# DIY - Add Pneumatic wheels to your lawn spreader for $10



## TommyTester (Jul 3, 2018)

I was shopping around for a new spreader but decided instead to pimp my old EarthWay.

[media]https://www.youtube.com/watch?v=bbdp3Q1IHGk[/media]

My Channel


----------



## TN Hawkeye (May 7, 2018)

TommyTester said:


> I was shopping around for a new spreader but decided instead to pimp my old EarthWay.
> 
> [media]https://www.youtube.com/watch?v=bbdp3Q1IHGk[/media]
> 
> My Channel


That's really a good idea Mr. Tester. Will you be testing it to see if it changes the spread pattern or calibration?


----------



## TommyTester (Jul 3, 2018)

TN Hawkeye said:


> That's really a good idea Mr. Tester. Will you be testing it to see if it changes the spread pattern or calibration?

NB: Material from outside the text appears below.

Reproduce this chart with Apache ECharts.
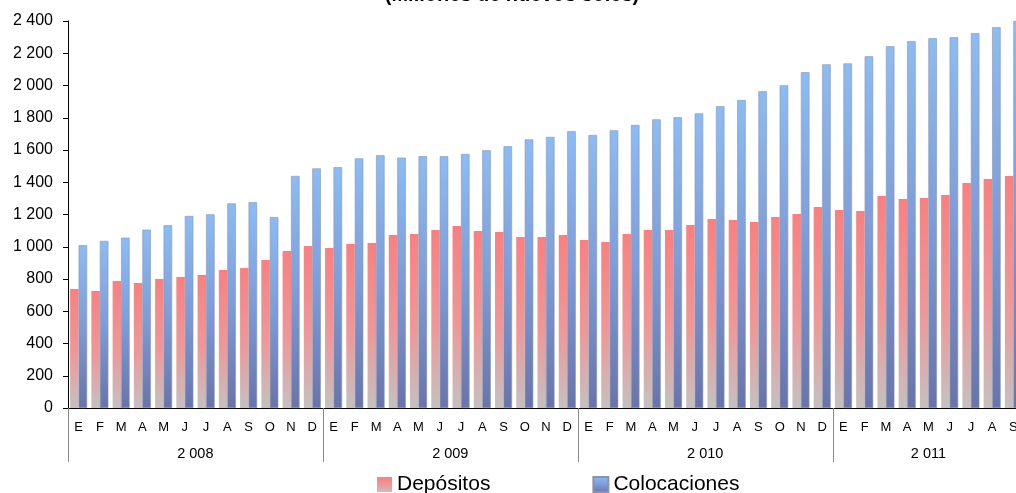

The wheel size is identical to the original ones, so it should perform the same. That said, every spreader and material combination requires "calibration." Always pays to start at a low setting and use a cross-hatch pattern to see where you come out for a known area and planned amount of material.

I mainly use the spreader for Milo, so I have (3) 2500 sq ft areas marked off to deliver 3 bags. I set the spreader to a low setting and see how it goes in Area 1 (usually I have to make another partial pass to get it all down). I then tweak the setting up and bit and run Area 2. Usually by Area 3 the adjustment allows me to do it in one cross-hatched pass.

Most spreaders fling a higher percent of their material to one side, so if you simply do a back-and-forth pattern the result will be poor distribution uniformity and likely unwanted visible striping. On this EarthWay, it flings more material to the LEFT than forward or to the right.


----------



## gkaneko (Dec 11, 2018)

This is cool. I used similar wheels for a wagon I built.

Only issue is corrosion of the metal parts.


----------



## TommyTester (Jul 3, 2018)

gkaneko said:


> This is cool. I used similar wheels for a wagon I built.
> Only issue is corrosion of the metal parts.


That's a good point. Perhaps I'll spray the metal rim parts with a rust preventative paint. I do have some refurb to do on some of the other metal parts of the frame.

Anyone ever tried using a clear rust inhibitor on a spreader?


----------



## slomo (Jun 22, 2017)

That's cool, till they go flat on you. Then the old plastic ones will come out of the closet.


----------



## TommyTester (Jul 3, 2018)

slomo said:


> That's cool, till they go flat on you. Then the old plastic ones will come out of the closet.


The one thing I looked for were ones with a tube as they don't go flat unless punctured. Small tubeless tires, like found on many snow blowers, suffer leakage around the rim over time, and are a pain to fix. I even bought a tire stand to repair these tubeless types back when I was flipping a lot of mowers and blowers for fun and profit.


----------